De Oostduitsers, in al hun politieke
misère, slikten dit als klokspijs. Rob: “Twee jaar voordat de muur
ging, vertelde ik in overvolle collegezalen in Oost-Berlijn hoe de
Oost-Duitsers hun geweldloze ludieke revolutie zouden kunnen maken.
Mijn colleges werden ook gevolgd door vele professoren, die vaak als
laatsten mijn overvolle collegezaal betraden en als kleine kinderen
braaf vooraan op de grond plaats namen.”
Wie schetste Rob zijn verbeelding toen
diezelfde lui de theorie eens flink in de praktijk gingen brengen!
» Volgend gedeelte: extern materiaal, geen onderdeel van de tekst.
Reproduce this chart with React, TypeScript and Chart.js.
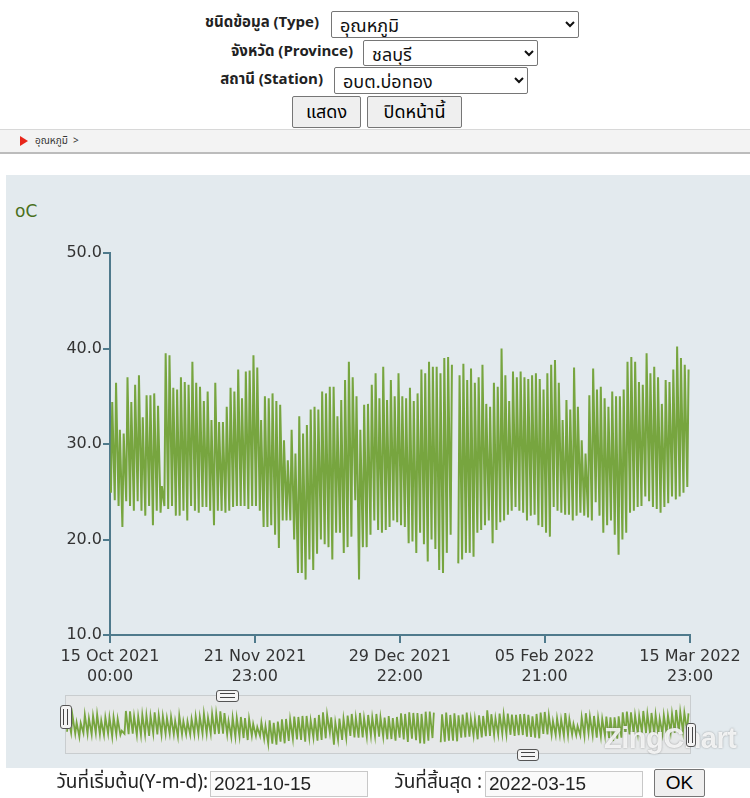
import React, { useEffect, useRef } from "react";
import { Chart, registerables } from "chart.js";

Chart.register(...registerables);

// Daily highs and lows (°C), one entry per day from 15 Oct 2021 to 15 Mar 2022.
// null marks the day with no readings.
const dailyMax: (number | null)[] = [
  34.4, 36.4, 31.5, 31.1, 37.0, 34.4, 36.2, 37.2, 32.8, 35.1,
  35.1, 35.3, 34.0, 25.6, 39.5, 39.3, 35.9, 35.7, 37.0, 36.5,
  36.2, 38.6, 36.4, 36.0, 34.5, 35.5, 32.5, 36.4, 32.3, 32.3,
  33.9, 35.9, 35.5, 37.8, 34.8, 37.6, 37.7, 39.3, 38.0, 32.5,
  35.0, 34.8, 35.3, 34.5, 34.1, 30.4, 28.3, 31.5, 29.0, 32.9,
  31.1, 32.0, 33.6, 33.9, 33.6, 35.5, 35.3, 36.0, 36.0, 32.9,
  34.6, 36.7, 38.6, 37.0, 35.0, 31.5, 34.1, 34.2, 36.2, 37.4,
  34.8, 38.1, 34.6, 36.7, 35.0, 37.4, 35.0, 34.8, 35.9, 34.5,
  35.3, 37.8, 37.4, 38.6, 38.1, 38.1, 37.4, 39.0, 39.1, 38.3,
  null, 37.2, 38.4, 36.7, 37.9, 36.4, 37.0, 38.3, 34.2, 33.9,
  36.4, 36.0, 40.0, 37.2, 34.5, 37.6, 37.0, 37.6, 37.0, 36.8,
  37.2, 37.4, 36.8, 35.7, 37.4, 38.3, 38.8, 36.4, 32.5, 34.6,
  33.6, 38.0, 33.9, 30.4, 29.0, 35.1, 37.9, 35.7, 36.0, 34.8,
  33.9, 35.5, 35.0, 35.0, 35.7, 38.6, 39.1, 38.6, 36.5, 36.2,
  39.5, 37.4, 38.1, 37.0, 34.2, 36.7, 36.5, 37.8, 40.2, 39.0,
  38.3, 37.8,
];

const dailyMin: (number | null)[] = [
  24.9, 24.1, 23.5, 21.3, 24.0, 23.5, 23.0, 24.0, 23.0, 22.5,
  23.5, 21.5, 23.0, 22.8, 23.5, 23.2, 23.5, 22.5, 22.5, 23.0,
  22.0, 23.5, 23.0, 22.8, 23.4, 23.4, 23.0, 21.5, 23.0, 23.0,
  22.8, 23.0, 23.4, 23.5, 23.5, 23.5, 23.2, 23.5, 23.5, 23.0,
  21.3, 21.3, 21.5, 20.5, 19.1, 22.0, 22.0, 22.0, 20.0, 16.5,
  16.5, 15.8, 17.9, 16.8, 18.5, 20.0, 19.5, 19.2, 17.9, 20.7,
  20.7, 18.6, 19.2, 20.3, 24.1, 15.8, 19.2, 19.2, 20.5, 22.0,
  21.0, 20.7, 21.0, 21.3, 22.0, 21.8, 21.5, 21.3, 19.6, 19.8,
  18.6, 20.7, 19.5, 17.7, 20.0, 19.0, 16.8, 16.5, 18.6, 20.5,
  null, 17.5, 17.9, 18.6, 18.6, 18.2, 20.7, 21.0, 21.5, 22.0,
  19.6, 21.0, 21.8, 22.0, 22.6, 23.0, 23.4, 23.0, 22.8, 22.0,
  22.5, 22.6, 21.5, 21.3, 20.7, 20.3, 23.4, 23.0, 22.8, 22.6,
  22.6, 22.0, 22.5, 22.8, 22.5, 22.3, 22.0, 23.9, 22.5, 20.7,
  21.5, 22.0, 20.5, 18.4, 20.0, 20.7, 22.8, 23.0, 23.4, 23.5,
  24.5, 24.0, 23.4, 23.2, 22.8, 23.4, 23.8, 24.5, 24.2, 24.5,
  24.9, 25.5,
];

// Hour of the day at which the low and the high are plotted
const LOW_HOUR = 6;
const HIGH_HOUR = 14;

// x axis runs in hours from 15 Oct 2021 00:00 to 15 Mar 2022 23:00
const xRange = [0, 3647];
const xTickHours = [0, 911, 1822, 2733, 3647];
const xTickLabels = [
  ["15 Oct 2021", "00:00"],
  ["21 Nov 2021", "23:00"],
  ["29 Dec 2021", "22:00"],
  ["05 Feb 2022", "21:00"],
  ["15 Mar 2022", "23:00"],
];
const yRange = [10, 50];
const yTicks = [10, 20, 30, 40, 50];

const LINE = "#77a53f";
const AXIS = "#4f7a8c";
const TICK_FONT = { family: '"DejaVu Sans", sans-serif', size: 16, lineHeight: 1.25 };

function buildSeries() {
  const pts: { x: number; y: number | null }[] = [];
  dailyMin.forEach((lo, d) => {
    pts.push({ x: d * 24 + LOW_HOUR, y: lo });
    pts.push({ x: d * 24 + HIGH_HOUR, y: dailyMax[d] });
  });
  return pts;
}

const THAI = 'Tahoma, "Noto Sans Thai", "Leelawadee UI", "Liberation Sans", sans-serif';
const ARIAL = '"Liberation Sans", Arial, sans-serif';

const abs = (s: React.CSSProperties): React.CSSProperties => ({ position: "absolute", ...s });

function Label({ right, top, text, size = 15, bold = true }: { right: number; top: number; text: string; size?: number; bold?: boolean }) {
  return (
    <div style={abs({ right: 750 - right, top, fontSize: size, fontWeight: bold ? 700 : 400, whiteSpace: "nowrap", color: "#222", lineHeight: "22px" })}>
      {text}
    </div>
  );
}

function Select({ left, top, width, height, text }: { left: number; top: number; width: number; height: number; text: string }) {
  return (
    <select
      defaultValue={text}
      style={abs({ left, top, width, height, fontSize: 18, fontFamily: THAI, border: "1px solid #767676", borderRadius: 2, background: "#fff", color: "#111", padding: "0 4px", boxSizing: "border-box" })}
    >
      <option value={text}>{text}</option>
    </select>
  );
}

function Handle({ left, top, width, height, vertical }: { left: number; top: number; width: number; height: number; vertical: boolean }) {
  const bar = vertical
    ? { width: 1, height: height - 8, borderLeft: "1px solid #444" }
    : { width: width - 8, height: 1, borderTop: "1px solid #444" };
  return (
    <div
      style={abs({
        left, top, width, height, boxSizing: "border-box", background: "#f4f4f4",
        border: "1px solid #555", borderRadius: 3, display: "flex",
        flexDirection: vertical ? "row" : "column", alignItems: "center", justifyContent: "center", gap: 2,
      })}
    >
      <div style={bar} />
      <div style={bar} />
    </div>
  );
}

export default function App() {
  const mainRef = useRef<HTMLCanvasElement>(null);
  const navRef = useRef<HTMLCanvasElement>(null);

  useEffect(() => {
    const series = buildSeries();

    const main = new Chart(mainRef.current!, {
      type: "line",
      data: {
        datasets: [
          { data: series, borderColor: LINE, borderWidth: 2, pointRadius: 0, tension: 0, spanGaps: false },
        ],
      },
      options: {
        animation: false,
        responsive: false,
        events: [],
        layout: { padding: { top: 78, right: 60, bottom: 0, left: 0 } },
        plugins: { legend: { display: false }, tooltip: { enabled: false } },
        scales: {
          x: {
            type: "linear",
            min: xRange[0],
            max: xRange[1],
            afterBuildTicks: (s: any) => {
              s.ticks = xTickHours.map((v) => ({ value: v }));
            },
            afterFit: (s: any) => {
              s.height = 60;
            },
            ticks: {
              autoSkip: false,
              maxRotation: 0,
              padding: 4,
              color: "#333",
              font: TICK_FONT,
              callback: (_v: any, i: number) => xTickLabels[i],
            },
            grid: { drawOnChartArea: false, tickLength: 8, color: AXIS, lineWidth: 2 },
            border: { color: AXIS, width: 2 },
          },
          y: {
            type: "linear",
            min: yRange[0],
            max: yRange[1],
            afterBuildTicks: (s: any) => {
              s.ticks = yTicks.map((v) => ({ value: v }));
            },
            afterFit: (s: any) => {
              s.width = 105;
            },
            ticks: {
              padding: 1,
              color: "#333",
              font: TICK_FONT,
              callback: (v: any) => Number(v).toFixed(1),
            },
            grid: { drawOnChartArea: false, tickLength: 7, color: AXIS, lineWidth: 2 },
            border: { color: AXIS, width: 2 },
          },
        },
      },
    });

    const nav = new Chart(navRef.current!, {
      type: "line",
      data: {
        datasets: [
          { data: series, borderColor: LINE, borderWidth: 1.8, pointRadius: 0, tension: 0, spanGaps: false },
        ],
      },
      options: {
        animation: false,
        responsive: false,
        events: [],
        layout: { padding: 0 },
        plugins: { legend: { display: false }, tooltip: { enabled: false } },
        scales: {
          x: { type: "linear", display: false, min: xRange[0], max: xRange[1] },
          y: { type: "linear", display: false, min: yRange[0], max: yRange[1] },
        },
      },
    });

    return () => {
      main.destroy();
      nav.destroy();
    };
  }, []);

  return (
    <div style={{ position: "fixed", left: 0, top: 0, width: 750, height: 798, overflow: "hidden", background: "#fff", fontFamily: THAI }}>
      {/* selection form */}
      <Label right={319} top={12} text="ชนิดข้อมูล (Type)" />
      <Select left={331} top={11} width={248} height={27} text="อุณหภูมิ" />
      <Label right={353} top={41} text="จังหวัด (Province)" />
      <Select left={363} top={40} width={175} height={26} text="ชลบุรี" />
      <Label right={323} top={69} text="สถานี (Station)" />
      <Select left={334} top={67} width={194} height={27} text="อบต.บ่อทอง" />
      <button style={abs({ left: 292, top: 96, width: 69, height: 32, fontSize: 18, fontFamily: THAI, background: "#efefef", border: "1px solid #767676", borderRadius: 2, padding: 0 })}>
        แสดง
      </button>
      <button style={abs({ left: 367, top: 96, width: 95, height: 32, fontSize: 18, fontFamily: THAI, background: "#efefef", border: "1px solid #767676", borderRadius: 2, padding: 0 })}>
        ปิดหน้านี้
      </button>

      {/* breadcrumb bar */}
      <div style={abs({ left: 0, top: 129, width: 750, height: 22, background: "#f3f3f3", borderTop: "1px solid #d8d8d8", borderBottom: "2px solid #bcbcbc" })} />
      <div style={abs({ left: 20, top: 136, width: 0, height: 0, borderTop: "5px solid transparent", borderBottom: "5px solid transparent", borderLeft: "8px solid #e8261b" })} />
      <div style={abs({ left: 35, top: 134, fontSize: 10, color: "#333", lineHeight: "14px", whiteSpace: "nowrap" })}>อุณหภูมิ &nbsp;&gt;</div>

      {/* chart panel */}
      <div style={abs({ left: 6, top: 175, width: 744, height: 593, background: "#e3eaee" })} />
      <div style={abs({ left: 15, top: 201, fontSize: 17, color: "#4a701c", fontFamily: '"DejaVu Sans", sans-serif', lineHeight: "20px" })}>oC</div>
      <canvas ref={mainRef} width={745} height={520} style={abs({ left: 5, top: 175, width: 745, height: 520 })} />

      {/* range navigator */}
      <div style={abs({ left: 65, top: 695, width: 626, height: 59, boxSizing: "border-box", background: "#e6e8e9", border: "1px solid #c9cdcf" })} />
      <canvas ref={navRef} width={624} height={57} style={abs({ left: 66, top: 696, width: 624, height: 57 })} />
      <div style={abs({ left: 604, top: 722, fontSize: 29, fontWeight: 700, fontFamily: ARIAL, color: "rgba(255,255,255,0.85)", textShadow: "0 0 2px rgba(90,90,90,0.6)", whiteSpace: "nowrap", letterSpacing: -0.5 })}>
        ZingChart
      </div>
      <Handle left={60} top={705} width={12} height={24} vertical />
      <Handle left={686} top={723} width={10} height={24} vertical />
      <Handle left={216} top={690} width={23} height={12} vertical={false} />
      <Handle left={517} top={749} width={22} height={12} vertical={false} />

      {/* date range inputs */}
      <Label right={208} top={772} text="วันที่เริ่มต้น(Y-m-d):" size={19} bold={false} />
      <input readOnly value="2021-10-15" style={abs({ left: 210, top: 771, width: 158, height: 26, boxSizing: "border-box", fontSize: 19, fontFamily: ARIAL, border: "1px solid #c8c8c8", background: "#fafafa", padding: "0 3px", color: "#222" })} />
      <Label right={482} top={772} text="วันที่สิ้นสุด :" size={19} bold={false} />
      <input readOnly value="2022-03-15" style={abs({ left: 485, top: 771, width: 158, height: 26, boxSizing: "border-box", fontSize: 19, fontFamily: ARIAL, border: "1px solid #c8c8c8", background: "#fafafa", padding: "0 3px", color: "#222" })} />
      <button style={abs({ left: 654, top: 769, width: 51, height: 28, fontSize: 19, fontFamily: ARIAL, background: "#efefef", border: "1px solid #767676", borderRadius: 2, padding: 0 })}>
        OK
      </button>
    </div>
  );
}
Twee jaar later gingen ze warempel de gehate muur te lijf en
BEVRIJDDEN ZE OOSTDUITSLAND.
Deze wereldschokkende conclusie trek ik
natuurlijk helemaal zelf. Rob Schrama, de schat, is hier behoorlijk
nuchter over: “Wat ik precies heb bijgedragen aan de Val van de
Muur, wil ik in het midden laten. Wel ontstonden na mijn komst veel
burgerinitiatieven, die alle geweldloos waren.” Maar zeg nou zelf,
als je alles bij elkaar optelt, kan dat allemaal louter toeval zijn?
Ik vind van niet.
Een eigenbelangrijke bijkomstigheid is
natuurlijk hierbij dat een beetje van Robs glorie op ons, zijn
kennissenkring, afgeeft. Laten we dus deze lezing voor onze eigen
bestwil omarmen. Te meer Rob in zijn eigen eentje bezig is het hele
Israël-Palestinaconflict op te lossen. Als dat hem lukt kunnen we
hier niet meer omheen: Rob Schrama is de grootste murensloper van de
euro/palestinocentrische twintigste en éénentwintigste eeuwen!